Depuis quelque temps, le débat entretenu par des intellectuels ces dernières années sur le franc Cfa tend à devenir un véritable tollé, au point que des organisations de la société civile, ont décidé, à Paris dans plusieurs capitales africaines, de lancer à partir du 07 janvier prochain un front commun contre le franc Cfa, créé en 1945 et toujours en cours dans 15 Etats : Comores, Bénin, Burkina Faso, Cameroun, Côte d’Ivoire, Gabon, Guinée-Bissau, Guinée équatoriale, Mali, Niger, République Centrafricaine, République du Congo, Sénégal, Tchad, Togo.
Tout est parti d’un appel lancé le 26 décembre 2016 par le militant panafricaniste, écrivain et chroniqueur Kemi Seba qui se bat depuis plusieurs années pour l’abandon du Franc Cfa et il a été aussitôt relayé par l’ONG Urgences Panafricanistes (Urpanaf). Depuis lors, des organisations de la société civile et des universitaires se mobilisent pour faire de ce mouvement une occasion “de mobilisation sur le thème du franc CFA et la nécessité de se défaire de cette monnaie postcoloniale”.
Le ton est donc déjà donné : il s’agit pour les initiateurs, situés entre Abidjan, Ouidah, Paris, Londres et Bruxelles, de “dénoncent les effets pervers de cette monnaie postcoloniale et réclamer la fin de la servitude monétaire ” car pour eux, comme le rappelait leur note citée par Dakar-actu la semaine dernière : ” Le temps est venu de mettre en œuvre des solutions alternatives pour un développement économique qui corresponde réellement aux besoins des populations.
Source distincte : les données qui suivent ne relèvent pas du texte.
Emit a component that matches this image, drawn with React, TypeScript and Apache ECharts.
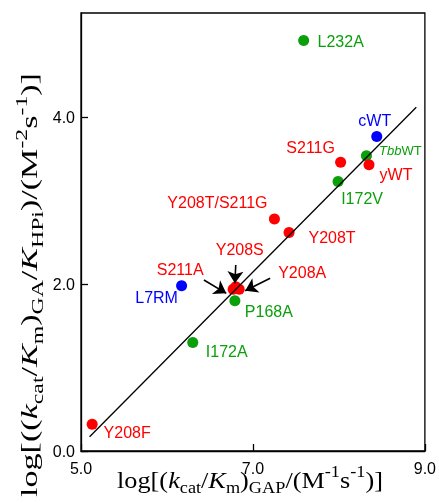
import React, { useEffect, useRef } from 'react';
import * as echarts from 'echarts';

// ---------- data ----------
const pointNames = ['L232A', 'cWT', 'TbbWT', 'S211G', 'yWT', 'I172V', 'Y208T/S211G', 'Y208T', 'Y208S', 'S211A', 'Y208A', 'L7RM', 'P168A', 'I172A', 'Y208F'];
const pointX = [7.59, 8.44, 8.32, 8.02, 8.35, 7.99, 7.25, 7.42, 6.80, 6.77, 6.84, 6.17, 6.79, 6.30, 5.13];
const pointY = [4.92, 3.77, 3.54, 3.46, 3.43, 3.23, 2.78, 2.62, 1.97, 1.94, 1.94, 1.98, 1.80, 1.30, 0.32];
const pointGroup = ['green', 'blue', 'green', 'red', 'red', 'green', 'red', 'red', 'red', 'red', 'red', 'blue', 'green', 'green', 'red'];

const fitX = [5.10, 8.90];
const fitY = [0.17, 4.12];

const arrowFromX = [6.43, 6.80, 7.20];
const arrowFromY = [2.05, 2.23, 2.07];
const arrowToX = [6.69, 6.79, 6.91];
const arrowToY = [1.89, 2.01, 1.92];

const xMin = 5, xMax = 9, xStep = 2;
const yMin = 0, yMax = 5.25, yStep = 2;

// ---------- styles / layout ----------
const groupColor: Record<string, string> = { red: '#ff0000', green: '#0b9f0b', blue: '#0000ff' };
const labelOffset: Record<string, number[]> = {
  'L232A': [37, 1],
  'cWT': [-2, -16],
  'TbbWT': [34, -5],
  'S211G': [-30, -15],
  'yWT': [27, 10],
  'I172V': [24, 17],
  'Y208T/S211G': [-57, -17],
  'Y208T': [43, 5],
  'Y208S': [4, -37],
  'S211A': [-53, -20],
  'Y208A': [63, -17],
  'L7RM': [-25, 12],
  'P168A': [34, 11],
  'I172A': [34, 9],
  'Y208F': [35, 8],
};

const SERIF = '"Liberation Serif", "Times New Roman", serif';
const SANS = '"Liberation Sans", Arial, sans-serif';

type Run = [string, 'n' | 'i' | 's' | 'p'];
const xTitleRuns: Run[] = [
  ['log[(', 'n'], ['k', 'i'], ['cat', 's'], ['/', 'n'], ['K', 'i'], ['m', 's'], [')', 'n'],
  ['GAP', 's'], ['/(M', 'n'], ['-1', 'p'], ['s', 'n'], ['-1', 'p'], [')]', 'n'],
];
const yTitleRuns: Run[] = [
  ['log[((', 'n'], ['k', 'i'], ['cat', 's'], ['/', 'n'], ['K', 'i'], ['m', 's'], [')', 'n'],
  ['GA', 's'], ['/', 'n'], ['K', 'i'], ['HPi', 's'], [')/(M', 'n'], ['-2', 'p'], ['s', 'n'], ['-1', 'p'], [')]', 'n'],
];

function richStyles(main: number, small: number) {
  return {
    n: { fontSize: main, fontFamily: SERIF, lineHeight: 32, fill: '#000' },
    i: { fontSize: main, fontFamily: SERIF, fontStyle: 'italic', lineHeight: 32, fill: '#000' },
    s: { fontSize: small, fontFamily: SERIF, lineHeight: 18, verticalAlign: 'bottom', fill: '#000' },
    p: { fontSize: small, fontFamily: SERIF, lineHeight: 22, verticalAlign: 'top', fill: '#000' },
  };
}

function measureRuns(runs: Run[], main: number, small: number) {
  const ctx = document.createElement('canvas').getContext('2d');
  if (!ctx) return 1;
  let w = 0;
  for (const [t, k] of runs) {
    const size = k === 's' || k === 'p' ? small : main;
    ctx.font = `${k === 'i' ? 'italic ' : ''}${size}px ${SERIF}`;
    w += ctx.measureText(t).width;
  }
  return w;
}

const richText = (runs: Run[]) => runs.map(([t, k]) => `{${k}|${t}}`).join('');

export default function App() {
  const ref = useRef<HTMLDivElement>(null);
  useEffect(() => {
    if (!ref.current) return;
    const chart = echarts.init(ref.current, null, { renderer: 'svg' });

    const xw = measureRuns(xTitleRuns, 23, 16);
    const yw = measureRuns(yTitleRuns, 23, 16);

    const scatterData = pointNames.map((name, i) => {
      const c = groupColor[pointGroup[i]];
      const off = labelOffset[name] || [0, 0];
      const isTbb = name === 'TbbWT';
      return {
        name,
        value: [pointX[i], pointY[i]],
        itemStyle: { color: c, opacity: 1 },
        label: {
          show: true,
          position: 'inside',
          offset: off,
          color: c,
          fontFamily: SANS,
          fontSize: 16,
          formatter: isTbb ? '{it|Tbb}{n|WT}' : name,
          rich: isTbb
            ? {
                it: { fontStyle: 'italic', fontSize: 13, fontFamily: SANS, color: c },
                n: { fontSize: 13, fontFamily: SANS, color: c },
              }
            : undefined,
        },
      };
    });

    const arrowData = arrowFromX.map((_, i) => ({
      coords: [
        [arrowFromX[i], arrowFromY[i]],
        [arrowToX[i], arrowToY[i]],
      ],
    }));

    const option: any = {
      animation: false,
      grid: { left: 81, right: 11, top: 13, bottom: 52, show: true, borderColor: '#000', borderWidth: 1.3, backgroundColor: 'transparent' },
      xAxis: {
        type: 'value', min: xMin, max: xMax, interval: xStep,
        axisLine: { show: true, lineStyle: { color: '#000', width: 1.3 } },
        axisTick: { show: true, inside: true, length: 7, lineStyle: { color: '#000', width: 1.3 } },
        axisLabel: { color: '#000', fontFamily: SANS, fontSize: 16, margin: 9, formatter: (v: number) => v.toFixed(1) },
        splitLine: { show: false },
      },
      yAxis: {
        type: 'value', min: yMin, max: yMax, interval: yStep,
        axisLine: { show: true, lineStyle: { color: '#000', width: 1.3 } },
        axisTick: { show: true, inside: true, length: 7, lineStyle: { color: '#000', width: 1.3 } },
        axisLabel: {
          color: '#000', fontFamily: SANS, fontSize: 16, margin: 6, showMaxLabel: false,
          formatter: (v: number) => (Math.abs(v / yStep - Math.round(v / yStep)) < 1e-6 ? v.toFixed(1) : ''),
        },
        splitLine: { show: false },
      },
      series: [
        {
          type: 'scatter',
          symbol: 'circle',
          symbolSize: 11,
          itemStyle: { opacity: 1 },
          data: scatterData,
          z: 2,
        },
        {
          type: 'line',
          data: fitX.map((x, i) => [x, fitY[i]]),
          symbol: 'none',
          lineStyle: { color: '#000', width: 1.3 },
          z: 3,
          silent: true,
        },
        {
          type: 'lines',
          coordinateSystem: 'cartesian2d',
          data: arrowData,
          symbol: ['none', 'arrow'],
          symbolSize: 12,
          lineStyle: { color: '#000', width: 1.6, opacity: 1, curveness: 0 },
          z: 4,
          silent: true,
        },
      ],
      graphic: [
        {
          type: 'text',
          x: 250,
          y: 480,
          scaleX: 266 / xw,
          style: {
            text: richText(xTitleRuns),
            rich: richStyles(23, 16),
            align: 'center',
            verticalAlign: 'middle',
            fill: '#000',
          },
        },
        {
          type: 'text',
          x: 29,
          y: 285,
          rotation: Math.PI / 2,
          scaleX: 424 / yw,
          style: {
            text: richText(yTitleRuns),
            rich: richStyles(23, 16),
            align: 'center',
            verticalAlign: 'middle',
            fill: '#000',
          },
        },
      ],
    };
    chart.setOption(option);
    return () => chart.dispose();
  }, []);
  return <div ref={ref} style={{ position: 'fixed', left: 0, top: 0, width: 439, height: 503 }} />;
}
Au-delà, la société civile pose la question d’une autre architecture financière, qui déboucherait sur la monnaie unique africaine”.
Si dans certains milieux politiques on pense que cela aura l’effet d’un feu de paille, comme tous les mouvements anti-Fcfa qui se sont essoufflés au bout d’un laps de temps, le problème reste quand même une préoccupation sérieuse au niveau des instances financières mondiales qui constatent un regain d’intérêt pour ce sujet depuis quelques semaines, notamment avec l’envahissement des médias par des djihadistes de type nouveau qui se chargent de lapider ce satané Fcfa.
Mais il ne s’agira pas seulement de contester cette monnaie diabolisée à souhait. Bien au contraire, il faudrait mener un débat sérieux pour scruter l’avenir de nos Etats avec ou sans le franc Cfa qui présente quand même des aspects positifs, notamment au niveau de sa gestion et dans un espace comme l’Uemoa, on a travaillé à la création et la stabilisation d’un espace intégré en terme monétaire, alors que les autres aspects de la politique d’intégration restent balbutiants.
La question de la monnaie est une affaire sérieuse, trop sérieuse, pour ne pas dépendre de mouvements d’humeur ou d’un goût d’aventure. Il y a des Etats qui peuvent se glorifier d’avoir osé émettre leur propre monnaie car cela leur réussit, tout comme des monnaies de singe il y en a à foison. Il y a donc à réfléchir, surtout que la Cédéao ne cesse d’évoquer la nécessité d’aller vers une monnaie unique ouest africaine. Ce mouvement initié par des courants panafricanistes est donc à mettre à profit pour discuter de la problématique, en ayant le corps chaud mais avec une tête froide pour trouver les meilleures pistes d’actions en mesure d’inspirer nos gouvernants.
Il s’agira d’étudier sérieusement l’impact sur la productivité de nos entreprises, surtout à l’export, la pesanteur du compte d’opérations au Trésor français sur notre expansion économique, les conséquences véritables de notre rattachement à une monnaie aussi puissante que l’Euro et sur laquelle nous n’avons aucune possibilité d’action pour faire face aux réalités de l’économie mondiale et aussi de savoir entre l’abandon du Franc Cfa au profit d’une nouvelle monnaie quelle voie choisir pour améliorer nos économies, entre autres questions importantes et qui appellent des réponses précises. Nous reviendrons amplement sur ce sujet.